### Records to use
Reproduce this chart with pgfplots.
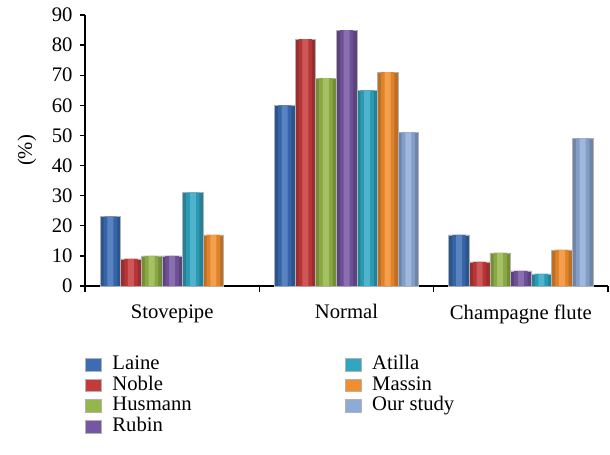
\documentclass[border=0pt]{standalone}
\usepackage{graphicx}
\usepackage{fontspec}
\setmainfont{Liberation Serif}
\usepackage{pgfplots}
\pgfplotsset{compat=1.18}

\definecolor{cLaine}{HTML}{3A6DB5}
\definecolor{cNoble}{HTML}{C53B3B}
\definecolor{cHusmann}{HTML}{95B648}
\definecolor{cRubin}{HTML}{7556A2}
\definecolor{cAtilla}{HTML}{2FA6C2}
\definecolor{cMassin}{HTML}{F28E2E}
\definecolor{cOur}{HTML}{8EABD8}

% one series: dark outer bar, lighter inner strips for the cylinder look
\newcommand\cylbar[3]{%
  \addplot[ybar, bar width=15.45pt, bar shift=#2, fill=#1!78!black, draw=gray!60,
    legend image code/.code={\draw[fill=#1, draw=gray!60] (0pt,-4.7pt) rectangle (12pt,4.7pt);}]
    coordinates {#3};
  \addplot[forget plot, ybar, bar width=10pt, bar shift=#2, fill=#1!92!black, draw=none]
    coordinates {#3};
  \addplot[forget plot, ybar, bar width=4.5pt, bar shift=#2, fill=#1!85!white, draw=none]
    coordinates {#3};
}

\begin{document}
\fontsize{15.5}{18}\selectfont
\begin{tikzpicture}
\begin{axis}[
  at={(0,0)}, anchor=south west,
  scale only axis, width=392.25pt, height=203.25pt,
  xmin=-0.5, xmax=2.5, ymin=0, ymax=90,
  xtick={0,1,2},
  xticklabels={Stovepipe,Normal,Champagne flute},
  xticklabel style={yshift=-4.5pt},
  minor xtick={-0.5,0.5,1.5,2.5},
  major x tick style={draw=none},
  ytick={0,10,...,90},
  axis x line*=bottom, axis y line*=left,
  axis line style={line width=1.1pt},
  tick style={line width=1pt, black},
  tick align=outside,
  major tick length=4pt, minor tick length=4.5pt,
  /pgf/number format/assume math mode=true,
  legend columns=4, transpose legend,
  legend style={at={(axis description cs:0,-0.256)}, anchor=north west,
    draw=none, fill=none, inner sep=0pt, row sep=2pt,
    nodes={inner sep=0pt, text height=10.5pt, text depth=3pt},
    /tikz/column 1/.style={column sep=8pt},
    /tikz/column 2/.style={column sep=115pt},
    /tikz/column 3/.style={column sep=8pt}},
  legend cell align=left,
  clip=false,
]
\cylbar{cLaine}{-46.35pt}{(0,23) (1,60) (2,17)}
\cylbar{cNoble}{-30.9pt}{(0,9) (1,82) (2,8)}
\cylbar{cHusmann}{-15.45pt}{(0,10) (1,69) (2,11)}
\cylbar{cRubin}{0pt}{(0,10) (1,85) (2,5)}
\cylbar{cAtilla}{15.45pt}{(0,31) (1,65) (2,4)}
\cylbar{cMassin}{30.9pt}{(0,17) (1,71) (2,12)}
\cylbar{cOur}{46.35pt}{(1,51) (2,49)}
\legend{Laine,Noble,Husmann,Rubin,Atilla,Massin,Our study}
\node[anchor=center, inner sep=0pt] at (axis description cs:-0.111,0.5) {\rotatebox{90}{(\%)}};
\end{axis}
\pgfresetboundingbox
\path (-63.75pt,-126pt) rectangle (393.75pt,214.5pt);
\end{tikzpicture}
\end{document}
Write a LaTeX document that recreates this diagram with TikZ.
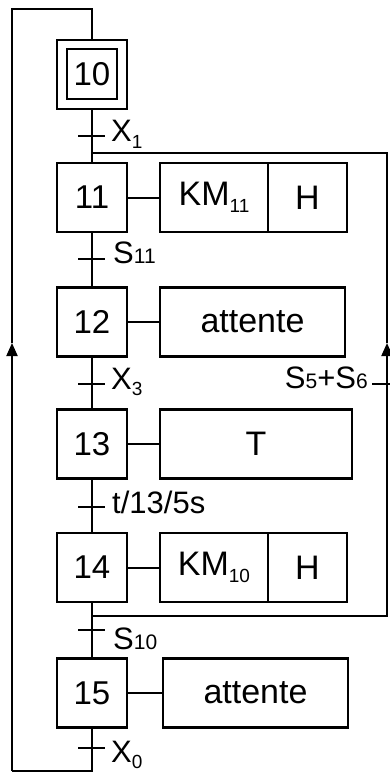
\documentclass[tikz,border=0pt]{standalone}
\usepackage{fontspec}
\setmainfont{Liberation Sans}
\usetikzlibrary{arrows.meta,positioning}
\newcommand{\indice}[2][6pt]{\raisebox{-#1}{\fontsize{19}{19}\selectfont #2}}
\newcommand{\petit}[1]{{\fontsize{21}{21}\selectfont #1}}

\begin{document}
\begin{tikzpicture}[x=1pt,y=-1pt,
  etape/.style={draw, line width=2.4pt, minimum width=70pt, minimum height=69pt,
        inner sep=0pt, font=\fontsize{33}{35}\selectfont},
  action/.style={draw, line width=2.4pt, minimum height=69pt, inner sep=0pt,
        font=\fontsize{34}{36}\selectfont},
  lien/.style={line width=2pt},
  recept/.style={line width=2.2pt},
  cond/.style={font=\fontsize{31}{33}\selectfont, inner sep=0pt, anchor=base west},
  fleche/.style={-{Triangle[length=13pt,width=11pt]}}]
  \useasboundingbox (0,0) rectangle (390,773);

  % etapes
  \node[etape] (e10) at (92,74.5) {};
  \node[etape, minimum width=50pt, minimum height=50pt] (e10i) at (92,74) {10};
  \node[etape] (e11) at (92,197.5) {11};
  \node[etape] (e12) at (92,322) {12};
  \node[etape] (e13) at (92,444) {13};
  \node[etape] (e14) at (92,567.5) {14};
  \node[etape] (e15) at (92,693) {15};

  % actions
  \node[action, minimum width=108pt] (a11) at (214,197.5) {KM\indice[7pt]{11}};
  \node[action, minimum width=79pt] (h11) at (307.5,197.5) {H};
  \node[action, minimum width=185pt] (a12) at (252.5,322) {attente};
  \node[action, minimum width=192pt] (a13) at (256,444) {T};
  \node[action, minimum width=108pt] (a14) at (214,567.5) {KM\indice[7pt]{10}};
  \node[action, minimum width=79pt] (h14) at (307.5,567.5) {H};
  \node[action, minimum width=185pt] (a15) at (255.5,693) {attente};
  \foreach \e/\a in {e11/a11,e12/a12,e13/a13,e14/a14,e15/a15}
    \draw[lien] (\e.east) -- (\a.west);

  % transitions
  \coordinate (t1) at (92,136);
  \coordinate (t2) at (92,259);
  \coordinate (t3) at (92,384);
  \coordinate (t4) at (92,507);
  \coordinate (t5) at (92,630);
  \coordinate (t6) at (92,748);
  \coordinate (t7) at (387,384);
  \foreach \t in {t1,t2,t3,t4,t5,t6}
    \draw[recept] ([xshift=-14pt]\t) -- ([xshift=13pt]\t);
  \draw[recept] ([xshift=-15pt]t7) -- ([xshift=3pt]t7);

  \node[cond] (c1) at (111,142) {X\indice{1}};
  \node[cond] (c2) at (113,263) {S\petit{11}};
  \node[cond] (c3) at (111,389) {X\indice{3}};
  \node[cond] (c4) at (112,513) {t/13/5s};
  \node[cond] (c5) at (113,649) {S\petit{10}};
  \node[cond] (c6) at (111,762) {X\indice{0}};
  \node[cond, anchor=base east] (c7) at (368,388) {S\petit{5}+S\petit{6}};

  % liaisons verticales
  \draw[lien] (e10.south) -- (e11.north);
  \draw[lien] (e11.south) -- (e12.north);
  \draw[lien] (e12.south) -- (e13.north);
  \draw[lien] (e13.south) -- (e14.north);
  \draw[lien] (e14.south) -- (e15.north);

  % retour vers 10
  \coordinate (bg) at (12,771);
  \coordinate (fg) at (12,343);
  \coordinate (hg) at (12,9);
  \draw[lien] (e15.south) -- (e15.south |- bg) -- (bg);
  \draw[lien, fleche] (bg) -- (fg);
  \draw[lien] (fg) -- (hg) -- (e10.north |- hg) -- (e10.north);

  % reprise vers 11
  \coordinate (bd) at (387,616);
  \coordinate (fd) at (387,343);
  \coordinate (hd) at (387,153);
  \draw[lien, fleche] (e14.south |- bd) -- (bd) -- (fd);
  \draw[lien] (fd) -- (hd) -- (e11.north |- hd);
\end{tikzpicture}
\end{document}
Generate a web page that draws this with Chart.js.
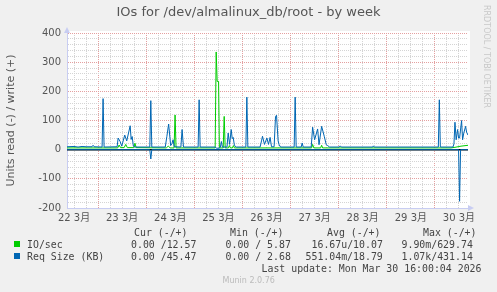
<!DOCTYPE html>
<html>
<head>
<meta charset="utf-8">
<script src="https://cdn.jsdelivr.net/npm/chart.js"></script>
<style>
  body { margin: 0; background: #f0f0f0; }
  #wrap { position: relative; width: 497px; height: 292px; overflow: hidden; }
  #chart { position: absolute; left: 0; top: 0; }
  .t { position: absolute; white-space: pre; font-family: "DejaVu Sans Mono", monospace; font-size: 9.9px; line-height: 12px; color: #444; }
  .box { position: absolute; width: 6px; height: 6px; }
</style>
</head>
<body>
<div id="wrap">
  <canvas id="chart" width="497" height="230"></canvas>
  <div style="position:absolute;left:0;width:497px;top:4px;text-align:center;font:13px 'DejaVu Sans';line-height:15px;color:#555">IOs for /dev/almalinux_db/root - by week</div>
  <div style="position:absolute;left:482px;top:5px;writing-mode:vertical-rl;font:8px 'DejaVu Sans';color:#c8c8c8">RRDTOOL / TOBI OETIKER</div>

  <div class="t" style="left:134px;top:227px">Cur (-/+)</div>
  <div class="t" style="left:230px;top:227px">Min (-/+)</div>
  <div class="t" style="left:327px;top:227px">Avg (-/+)</div>
  <div class="t" style="left:423px;top:227px">Max (-/+)</div>

  <div class="box" style="left:14px;top:241px;background:#00cc00"></div>
  <div class="t" style="left:27px;top:239px">IO/sec</div>
  <div class="t" style="left:131px;top:239px">0.00 /12.57</div>
  <div class="t" style="left:225.5px;top:239px">0.00 / 5.87</div>
  <div class="t" style="left:311.5px;top:239px">16.67u/10.07</div>
  <div class="t" style="left:401.5px;top:239px">9.90m/629.74</div>

  <div class="box" style="left:14px;top:253px;background:#0066b3"></div>
  <div class="t" style="left:27px;top:251px">Req Size (KB)</div>
  <div class="t" style="left:131px;top:251px">0.00 /45.47</div>
  <div class="t" style="left:225.5px;top:251px">0.00 / 2.68</div>
  <div class="t" style="left:305.5px;top:251px">551.04m/18.79</div>
  <div class="t" style="left:401.5px;top:251px">1.07k/431.14</div>

  <div class="t" style="left:261.5px;top:263px">Last update: Mon Mar 30 16:00:04 2026</div>
  <div style="position:absolute;left:222.5px;top:276px;font:8px 'DejaVu Sans';color:#bbb">Munin 2.0.76</div>
</div>
<script>
// hours counted from 22 Mar 00:00
const startHour = 8.5;
const endHour = 208.5;
const dayLabels = ["22 3月", "23 3月", "24 3月", "25 3月", "26 3月", "27 3月", "28 3月", "29 3月", "30 3月"];

// IO/sec write (+)
const ioWrite = [[8.5,6],[33.8,6],[34.5,16],[35.2,7],[37,7],[37.8,18],[38.6,7],[41.8,7],[42.4,22],[43,7],
  [58,6],[59,12],[60,6],[61.9,6],[62.4,119],[62.9,6],[82.4,6],[82.9,335],[83.4,234],[84.1,234],[84.5,6],
  [86.4,6],[86.9,114],[87.4,6],[89,6],[89.5,14],[90,6],[91,6],[91.5,14],[92,6],[130.5,6],[131,18],[131.6,6],
  [135,6],[135.5,15],[136,6],[200,6],[202,8],[205,12],[208.5,15]];

// Req Size write (+)
const reqWrite = [[8.5,10],[12,11],[14,9],[16,11],[18,10],[21,10],[21.5,15],[22,10],[26,9],[26.5,175],[27,9],
  [33.5,10],[34,40],[35,28],[35.8,12],[37.3,50],[38.3,30],[40,82],[40.5,35],[41,45],[41.6,12],[42.5,9],
  [49.8,9],[50.3,168],[50.8,9],[57.5,9],[58.3,45],[59.2,88],[60.2,14],[60.8,20],[61.4,34],[62,10],
  [65.3,9],[65.9,69],[66.6,9],[73.9,9],[74.4,171],[74.9,9],[82.5,9],[83,5],[84.5,5],[85,9],[85.5,28],[86,9],
  [88.3,9],[88.9,57],[89.6,18],[90.4,69],[90.9,38],[91.4,42],[92,14],[93,9],[97.7,9],[98.2,180],[98.7,9],
  [104.8,9],[105.5,30],[106,46],[107,18],[108.2,40],[109,18],[109.8,42],[110.5,10],[111.8,10],[112.5,114],
  [113,118],[113.8,30],[114.3,17],[115,9],[121.8,9],[122.3,180],[122.8,9],[125.3,9],[125.8,23],[126.3,9],
  [130.3,9],[131,77],[132,34],[133.5,71],[134.2,17],[135.5,80],[136.8,46],[137.8,17],[138.5,14],[139.5,9],
  [144.3,9],[144.8,13],[145.3,9],[161,9],[161.3,13],[161.8,9],[193.7,9],[194.2,171],[194.7,9],
  [201,9],[201.5,20],[202,94],[202.6,34],[203.3,69],[203.8,40],[204.3,40],[205.3,100],[205.8,34],
  [206.4,57],[207.3,80],[207.8,60],[208.5,50]];

// Req Size read (-)
const reqRead = [[8.5,0],[49.8,0],[50.3,-32],[50.8,0],[203.8,0],[204.3,-177],[204.8,0],[208.5,0]];

const toXY = arr => arr.map(p => ({ x: p[0], y: p[1] }));

const majorGrid = "#e4a0a0";
const minorGrid = "#d4d4d4";
const axisColor = "#c8cdf2";

const plotBg = {
  id: "plotBg",
  beforeDraw(chart) {
    const a = chart.chartArea;
    chart.ctx.save();
    chart.ctx.fillStyle = "#ffffff";
    chart.ctx.fillRect(a.left, a.top - 2, a.right - a.left + 2, a.bottom - a.top + 2);
    chart.ctx.restore();
  },
  afterDraw(chart) {
    const a = chart.chartArea, ctx = chart.ctx;
    ctx.save();
    ctx.fillStyle = axisColor;
    ctx.beginPath();
    ctx.moveTo(a.left - 3, a.top);
    ctx.lineTo(a.left + 3, a.top);
    ctx.lineTo(a.left, a.top - 6);
    ctx.fill();
    ctx.beginPath();
    ctx.moveTo(a.right, a.bottom - 3);
    ctx.lineTo(a.right, a.bottom + 3);
    ctx.lineTo(a.right + 6, a.bottom);
    ctx.fill();
    ctx.restore();
  }
};

new Chart(document.getElementById("chart"), {
  type: "line",
  data: {
    datasets: [
      { data: toXY(reqWrite), borderColor: "#0066b3", borderWidth: 1, order: 1 },
      { data: toXY(reqRead), borderColor: "#0066b3", borderWidth: 1, order: 1 },
      { data: toXY(ioWrite), borderColor: "#00cc00", borderWidth: 1, order: 2 },
      { data: [{ x: startHour, y: 0 }, { x: endHour, y: 0 }], borderColor: "#000000", borderWidth: 1.5, order: 3 }
    ]
  },
  options: {
    responsive: false,
    animation: false,
    devicePixelRatio: 1,
    layout: { padding: { left: 0, right: 29, top: 33, bottom: 0 } },
    elements: { point: { radius: 0 }, line: { tension: 0 } },
    plugins: { legend: { display: false }, tooltip: { enabled: false } },
    scales: {
      x: {
        type: "linear",
        min: startHour,
        max: endHour,
        afterBuildTicks(scale) {
          const t = [];
          for (let h = 12; h <= endHour; h += 6) t.push({ value: h });
          scale.ticks = t;
        },
        afterFit(scale) { scale.height = 22; },
        grid: {
          drawTicks: false,
          color: ctx => (ctx.tick && ctx.tick.value % 24 === 0) ? majorGrid : minorGrid
        },
        border: { display: true, color: axisColor, width: 1, dash: [1, 1] },
        ticks: {
          autoSkip: false,
          maxRotation: 0,
          padding: 4,
          color: "#555",
          font: { family: "'DejaVu Sans', 'Noto Sans CJK JP'", size: 10 },
          callback: v => (v % 24 === 12) ? dayLabels[(v - 12) / 24] : ""
        }
      },
      y: {
        min: -200,
        max: 400,
        afterBuildTicks(scale) {
          const t = [];
          for (let v = -200; v <= 400; v += 20) t.push({ value: v });
          scale.ticks = t;
        },
        afterFit(scale) { scale.width = 67; },
        grid: {
          drawTicks: false,
          color: ctx => (ctx.tick && ctx.tick.value % 100 === 0) ? majorGrid : minorGrid
        },
        border: { display: true, color: axisColor, width: 1, dash: [1, 1] },
        title: {
          display: true,
          text: "Units read (-) / write (+)",
          color: "#555",
          font: { family: "'DejaVu Sans'", size: 11 },
          padding: { top: 5, bottom: 0 }
        },
        ticks: {
          autoSkip: false,
          padding: 6,
          color: "#555",
          font: { family: "'DejaVu Sans'", size: 10 },
          callback: v => (v % 100 === 0) ? String(v) : ""
        }
      }
    }
  },
  plugins: [plotBg]
});
</script>
</body>
</html>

### Your objective
Pick out the lines containing the word "that" and show them.

### Solution for this problem
Write a LaTeX document that recreates this diagram with TikZ.
Generate a web page that draws this with Chart.js.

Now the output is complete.